Repeat the span of the entries below that starts at the line with "Write a component" and ends at the line with "Serif', 'Times New", nothing more. Skip the pictures.

Rows from a dataset of charts and code
— Begin —

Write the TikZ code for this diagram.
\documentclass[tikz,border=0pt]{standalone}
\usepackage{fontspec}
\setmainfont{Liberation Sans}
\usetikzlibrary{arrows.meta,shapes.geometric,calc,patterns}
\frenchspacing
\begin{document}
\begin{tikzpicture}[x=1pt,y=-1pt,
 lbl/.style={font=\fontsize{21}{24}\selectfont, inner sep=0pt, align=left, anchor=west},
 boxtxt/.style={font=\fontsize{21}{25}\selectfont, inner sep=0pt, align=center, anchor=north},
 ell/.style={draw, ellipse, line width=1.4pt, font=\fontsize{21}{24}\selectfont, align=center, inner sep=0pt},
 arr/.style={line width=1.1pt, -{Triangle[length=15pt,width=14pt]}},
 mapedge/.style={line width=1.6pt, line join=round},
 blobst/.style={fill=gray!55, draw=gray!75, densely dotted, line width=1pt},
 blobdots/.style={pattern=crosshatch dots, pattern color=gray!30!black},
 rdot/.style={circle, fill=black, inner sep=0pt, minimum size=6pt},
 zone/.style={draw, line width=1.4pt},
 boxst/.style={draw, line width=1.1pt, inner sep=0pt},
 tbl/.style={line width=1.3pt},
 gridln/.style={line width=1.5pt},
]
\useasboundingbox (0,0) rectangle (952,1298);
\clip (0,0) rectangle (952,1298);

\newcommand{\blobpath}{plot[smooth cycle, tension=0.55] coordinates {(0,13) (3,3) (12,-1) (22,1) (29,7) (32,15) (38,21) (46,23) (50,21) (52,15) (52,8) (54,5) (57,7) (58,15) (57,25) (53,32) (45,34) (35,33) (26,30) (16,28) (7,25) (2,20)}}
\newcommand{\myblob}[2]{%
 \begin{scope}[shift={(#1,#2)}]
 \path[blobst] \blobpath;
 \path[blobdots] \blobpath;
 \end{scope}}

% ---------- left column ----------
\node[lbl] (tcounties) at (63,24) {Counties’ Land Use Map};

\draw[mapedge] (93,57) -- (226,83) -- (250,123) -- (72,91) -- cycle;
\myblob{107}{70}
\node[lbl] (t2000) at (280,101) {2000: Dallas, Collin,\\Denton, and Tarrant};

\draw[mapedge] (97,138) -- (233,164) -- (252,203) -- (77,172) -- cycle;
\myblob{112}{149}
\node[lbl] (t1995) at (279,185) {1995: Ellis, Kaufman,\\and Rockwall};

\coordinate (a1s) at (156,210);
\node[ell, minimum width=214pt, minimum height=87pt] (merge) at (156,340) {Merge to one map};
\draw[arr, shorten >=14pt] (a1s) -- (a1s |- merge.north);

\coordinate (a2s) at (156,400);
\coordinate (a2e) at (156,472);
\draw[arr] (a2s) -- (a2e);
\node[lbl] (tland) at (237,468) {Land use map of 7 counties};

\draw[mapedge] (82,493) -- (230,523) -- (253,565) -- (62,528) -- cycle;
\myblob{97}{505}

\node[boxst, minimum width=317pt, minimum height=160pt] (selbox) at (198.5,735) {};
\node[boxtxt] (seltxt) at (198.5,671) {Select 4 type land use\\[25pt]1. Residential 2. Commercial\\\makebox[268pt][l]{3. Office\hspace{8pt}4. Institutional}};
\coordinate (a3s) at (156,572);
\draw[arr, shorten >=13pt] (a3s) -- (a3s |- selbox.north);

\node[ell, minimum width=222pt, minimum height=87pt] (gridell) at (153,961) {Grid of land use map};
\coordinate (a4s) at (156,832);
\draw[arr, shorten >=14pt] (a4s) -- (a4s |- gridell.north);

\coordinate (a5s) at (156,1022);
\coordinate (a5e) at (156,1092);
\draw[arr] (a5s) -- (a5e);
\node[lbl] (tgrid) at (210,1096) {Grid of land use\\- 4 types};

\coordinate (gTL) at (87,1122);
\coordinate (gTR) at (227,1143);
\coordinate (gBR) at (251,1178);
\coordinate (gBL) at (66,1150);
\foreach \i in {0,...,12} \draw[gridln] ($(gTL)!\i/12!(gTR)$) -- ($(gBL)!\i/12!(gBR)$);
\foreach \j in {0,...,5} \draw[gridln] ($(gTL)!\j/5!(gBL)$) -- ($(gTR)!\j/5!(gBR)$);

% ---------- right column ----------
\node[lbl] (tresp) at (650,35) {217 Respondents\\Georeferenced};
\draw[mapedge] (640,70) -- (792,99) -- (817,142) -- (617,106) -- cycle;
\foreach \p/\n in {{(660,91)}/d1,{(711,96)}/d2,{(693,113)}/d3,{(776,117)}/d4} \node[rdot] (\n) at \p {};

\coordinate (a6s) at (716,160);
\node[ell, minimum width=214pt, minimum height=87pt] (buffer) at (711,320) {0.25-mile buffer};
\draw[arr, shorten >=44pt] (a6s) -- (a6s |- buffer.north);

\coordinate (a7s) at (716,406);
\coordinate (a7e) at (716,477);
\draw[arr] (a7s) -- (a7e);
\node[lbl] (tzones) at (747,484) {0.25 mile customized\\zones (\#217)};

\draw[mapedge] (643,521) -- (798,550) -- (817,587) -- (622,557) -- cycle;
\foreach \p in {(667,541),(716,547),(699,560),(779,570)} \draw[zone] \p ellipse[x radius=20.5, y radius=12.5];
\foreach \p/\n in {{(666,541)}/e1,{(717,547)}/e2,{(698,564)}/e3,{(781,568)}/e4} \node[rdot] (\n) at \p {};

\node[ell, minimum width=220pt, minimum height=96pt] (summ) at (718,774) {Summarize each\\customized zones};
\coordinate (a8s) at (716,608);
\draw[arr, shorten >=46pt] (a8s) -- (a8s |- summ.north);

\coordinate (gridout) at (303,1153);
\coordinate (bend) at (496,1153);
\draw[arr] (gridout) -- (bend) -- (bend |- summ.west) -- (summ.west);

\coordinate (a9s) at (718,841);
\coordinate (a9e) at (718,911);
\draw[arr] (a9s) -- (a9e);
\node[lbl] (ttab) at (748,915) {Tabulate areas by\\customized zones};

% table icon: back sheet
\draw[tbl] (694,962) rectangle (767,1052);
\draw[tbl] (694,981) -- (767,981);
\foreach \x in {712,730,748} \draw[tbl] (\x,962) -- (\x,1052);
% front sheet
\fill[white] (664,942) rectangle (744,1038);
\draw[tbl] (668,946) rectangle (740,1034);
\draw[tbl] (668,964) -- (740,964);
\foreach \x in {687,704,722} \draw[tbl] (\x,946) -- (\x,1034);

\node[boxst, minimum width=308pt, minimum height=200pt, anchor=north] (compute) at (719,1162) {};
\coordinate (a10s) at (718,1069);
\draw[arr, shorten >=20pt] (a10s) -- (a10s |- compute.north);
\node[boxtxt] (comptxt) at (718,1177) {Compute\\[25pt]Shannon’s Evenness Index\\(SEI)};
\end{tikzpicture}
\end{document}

— End —
— Begin —

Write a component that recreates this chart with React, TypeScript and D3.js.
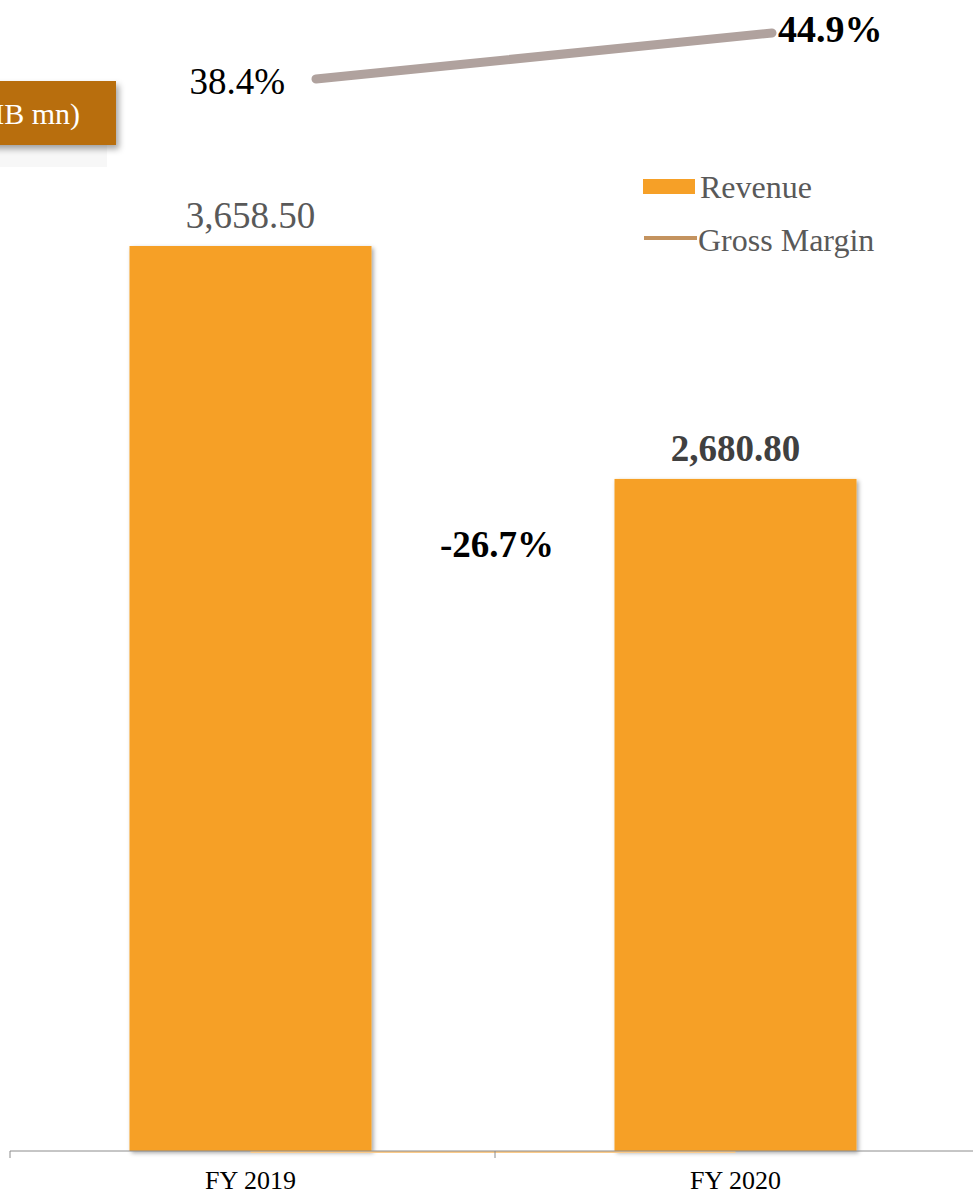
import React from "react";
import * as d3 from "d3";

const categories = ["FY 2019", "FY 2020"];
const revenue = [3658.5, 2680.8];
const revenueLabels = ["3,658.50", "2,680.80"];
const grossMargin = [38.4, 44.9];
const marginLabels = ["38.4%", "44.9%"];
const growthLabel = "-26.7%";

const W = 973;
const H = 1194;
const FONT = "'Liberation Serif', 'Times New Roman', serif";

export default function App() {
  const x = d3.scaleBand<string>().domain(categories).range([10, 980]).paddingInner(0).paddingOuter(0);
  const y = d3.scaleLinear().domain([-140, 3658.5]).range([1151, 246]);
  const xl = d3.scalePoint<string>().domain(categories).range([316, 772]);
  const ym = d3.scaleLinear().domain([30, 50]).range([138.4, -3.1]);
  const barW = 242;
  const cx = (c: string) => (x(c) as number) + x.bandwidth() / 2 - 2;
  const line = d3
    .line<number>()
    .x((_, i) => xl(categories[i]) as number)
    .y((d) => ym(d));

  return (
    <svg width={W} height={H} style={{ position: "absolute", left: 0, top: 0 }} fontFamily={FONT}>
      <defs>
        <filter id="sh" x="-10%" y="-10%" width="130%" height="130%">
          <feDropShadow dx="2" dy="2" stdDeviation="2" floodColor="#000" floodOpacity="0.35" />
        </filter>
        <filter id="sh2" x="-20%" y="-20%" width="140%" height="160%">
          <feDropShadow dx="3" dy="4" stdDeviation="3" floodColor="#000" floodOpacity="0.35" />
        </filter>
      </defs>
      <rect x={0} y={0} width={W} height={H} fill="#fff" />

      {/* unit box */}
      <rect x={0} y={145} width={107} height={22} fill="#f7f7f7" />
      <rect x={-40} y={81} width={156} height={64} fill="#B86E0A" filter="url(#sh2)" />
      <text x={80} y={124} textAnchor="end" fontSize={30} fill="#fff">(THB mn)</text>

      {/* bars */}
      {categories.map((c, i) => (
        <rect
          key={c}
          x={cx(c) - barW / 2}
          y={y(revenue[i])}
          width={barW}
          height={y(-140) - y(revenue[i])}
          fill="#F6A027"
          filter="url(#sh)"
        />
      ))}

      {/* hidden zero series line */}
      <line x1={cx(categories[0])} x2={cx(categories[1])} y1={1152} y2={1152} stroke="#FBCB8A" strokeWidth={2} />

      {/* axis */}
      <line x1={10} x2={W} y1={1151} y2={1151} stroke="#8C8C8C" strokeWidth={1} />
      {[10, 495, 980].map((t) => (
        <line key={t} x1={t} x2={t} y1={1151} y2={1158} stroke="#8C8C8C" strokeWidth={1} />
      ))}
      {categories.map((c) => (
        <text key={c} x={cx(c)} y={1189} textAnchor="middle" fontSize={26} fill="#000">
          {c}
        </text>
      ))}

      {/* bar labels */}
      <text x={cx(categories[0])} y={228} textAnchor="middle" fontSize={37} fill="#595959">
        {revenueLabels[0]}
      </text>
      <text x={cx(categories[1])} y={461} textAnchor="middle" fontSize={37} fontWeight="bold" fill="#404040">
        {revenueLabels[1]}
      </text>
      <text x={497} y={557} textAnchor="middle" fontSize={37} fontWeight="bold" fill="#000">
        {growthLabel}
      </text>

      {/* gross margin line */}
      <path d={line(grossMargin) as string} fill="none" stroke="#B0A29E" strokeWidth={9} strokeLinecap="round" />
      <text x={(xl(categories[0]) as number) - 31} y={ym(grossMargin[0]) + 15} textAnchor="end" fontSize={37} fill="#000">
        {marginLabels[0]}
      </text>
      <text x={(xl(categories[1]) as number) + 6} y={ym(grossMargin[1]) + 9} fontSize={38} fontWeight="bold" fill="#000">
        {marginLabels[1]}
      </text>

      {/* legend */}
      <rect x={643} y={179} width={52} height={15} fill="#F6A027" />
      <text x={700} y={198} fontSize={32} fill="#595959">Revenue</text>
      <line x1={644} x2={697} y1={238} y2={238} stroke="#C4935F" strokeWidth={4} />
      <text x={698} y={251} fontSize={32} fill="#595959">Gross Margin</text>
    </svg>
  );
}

— End —
— Begin —

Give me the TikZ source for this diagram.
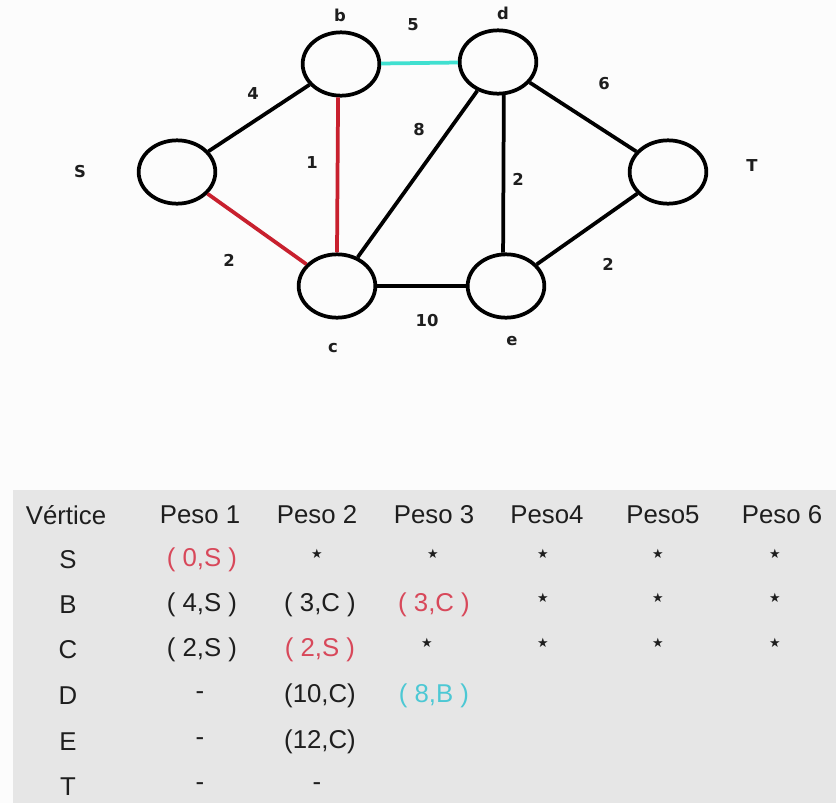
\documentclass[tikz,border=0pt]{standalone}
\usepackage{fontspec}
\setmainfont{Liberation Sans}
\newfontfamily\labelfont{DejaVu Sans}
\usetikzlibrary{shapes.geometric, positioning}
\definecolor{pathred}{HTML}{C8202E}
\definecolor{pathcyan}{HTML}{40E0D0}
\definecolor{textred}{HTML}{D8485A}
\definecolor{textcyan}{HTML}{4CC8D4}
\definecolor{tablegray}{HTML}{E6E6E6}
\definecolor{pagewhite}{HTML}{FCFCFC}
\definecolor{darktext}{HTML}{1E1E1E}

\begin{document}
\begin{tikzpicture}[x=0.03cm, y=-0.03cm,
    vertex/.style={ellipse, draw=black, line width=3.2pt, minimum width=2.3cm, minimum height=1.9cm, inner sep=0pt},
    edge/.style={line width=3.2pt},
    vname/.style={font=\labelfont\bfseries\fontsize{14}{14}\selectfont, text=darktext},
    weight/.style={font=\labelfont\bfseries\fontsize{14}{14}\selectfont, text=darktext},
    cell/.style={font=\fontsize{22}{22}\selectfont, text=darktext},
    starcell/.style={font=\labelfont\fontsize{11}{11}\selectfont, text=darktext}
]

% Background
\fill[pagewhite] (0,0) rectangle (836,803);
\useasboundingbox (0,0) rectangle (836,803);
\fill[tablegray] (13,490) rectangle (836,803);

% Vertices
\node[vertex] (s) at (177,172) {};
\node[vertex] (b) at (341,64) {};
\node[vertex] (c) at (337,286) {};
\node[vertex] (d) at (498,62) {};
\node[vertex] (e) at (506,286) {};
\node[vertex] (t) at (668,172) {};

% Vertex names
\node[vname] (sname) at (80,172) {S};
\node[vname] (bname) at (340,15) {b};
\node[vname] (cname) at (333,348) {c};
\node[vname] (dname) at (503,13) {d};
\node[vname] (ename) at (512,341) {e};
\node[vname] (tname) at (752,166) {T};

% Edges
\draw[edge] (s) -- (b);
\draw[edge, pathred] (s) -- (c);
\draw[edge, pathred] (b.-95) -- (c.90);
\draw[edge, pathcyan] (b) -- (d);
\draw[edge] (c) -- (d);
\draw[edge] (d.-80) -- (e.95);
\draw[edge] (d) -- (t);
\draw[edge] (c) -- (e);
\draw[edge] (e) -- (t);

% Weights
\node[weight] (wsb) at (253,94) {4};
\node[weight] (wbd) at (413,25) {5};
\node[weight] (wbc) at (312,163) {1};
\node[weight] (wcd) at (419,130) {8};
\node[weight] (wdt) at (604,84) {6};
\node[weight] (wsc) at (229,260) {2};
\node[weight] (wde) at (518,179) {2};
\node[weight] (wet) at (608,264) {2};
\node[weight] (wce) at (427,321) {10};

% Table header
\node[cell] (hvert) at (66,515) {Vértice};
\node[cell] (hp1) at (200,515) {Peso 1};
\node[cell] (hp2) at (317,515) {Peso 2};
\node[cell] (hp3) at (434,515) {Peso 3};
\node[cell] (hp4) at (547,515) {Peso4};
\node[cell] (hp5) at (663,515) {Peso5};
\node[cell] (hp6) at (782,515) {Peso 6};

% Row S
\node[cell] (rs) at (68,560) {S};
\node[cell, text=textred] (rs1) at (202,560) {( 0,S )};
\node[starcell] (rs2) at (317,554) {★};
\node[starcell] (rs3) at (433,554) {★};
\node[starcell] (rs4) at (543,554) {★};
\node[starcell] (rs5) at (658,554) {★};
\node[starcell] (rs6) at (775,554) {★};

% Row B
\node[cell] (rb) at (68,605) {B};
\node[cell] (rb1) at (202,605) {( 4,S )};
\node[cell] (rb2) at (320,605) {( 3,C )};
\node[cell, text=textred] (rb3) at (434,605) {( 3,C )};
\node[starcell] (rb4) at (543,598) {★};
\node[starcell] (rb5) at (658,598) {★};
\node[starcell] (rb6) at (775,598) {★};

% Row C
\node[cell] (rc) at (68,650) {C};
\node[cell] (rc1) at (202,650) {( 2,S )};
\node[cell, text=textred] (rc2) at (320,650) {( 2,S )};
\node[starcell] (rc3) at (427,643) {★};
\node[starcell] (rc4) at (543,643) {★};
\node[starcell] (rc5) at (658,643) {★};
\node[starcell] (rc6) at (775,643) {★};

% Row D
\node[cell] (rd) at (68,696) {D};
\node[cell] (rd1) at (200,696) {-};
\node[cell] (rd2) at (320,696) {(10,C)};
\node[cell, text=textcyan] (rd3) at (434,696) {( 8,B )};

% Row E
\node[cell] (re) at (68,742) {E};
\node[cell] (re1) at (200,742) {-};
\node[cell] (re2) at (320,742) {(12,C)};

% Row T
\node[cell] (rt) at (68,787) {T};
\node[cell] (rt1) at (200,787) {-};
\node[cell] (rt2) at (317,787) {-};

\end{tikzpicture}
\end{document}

— End —

> **Written reply**
Write a component that recreates this chart with React, TypeScript and D3.js.
import React from "react";
import * as d3 from "d3";

const categories = ["FY 2019", "FY 2020"];
const revenue = [3658.5, 2680.8];
const revenueLabels = ["3,658.50", "2,680.80"];
const grossMargin = [38.4, 44.9];
const marginLabels = ["38.4%", "44.9%"];
const growthLabel = "-26.7%";

const W = 973;
const H = 1194;
const FONT = "'Liberation Serif', 'Times New Roman', serif";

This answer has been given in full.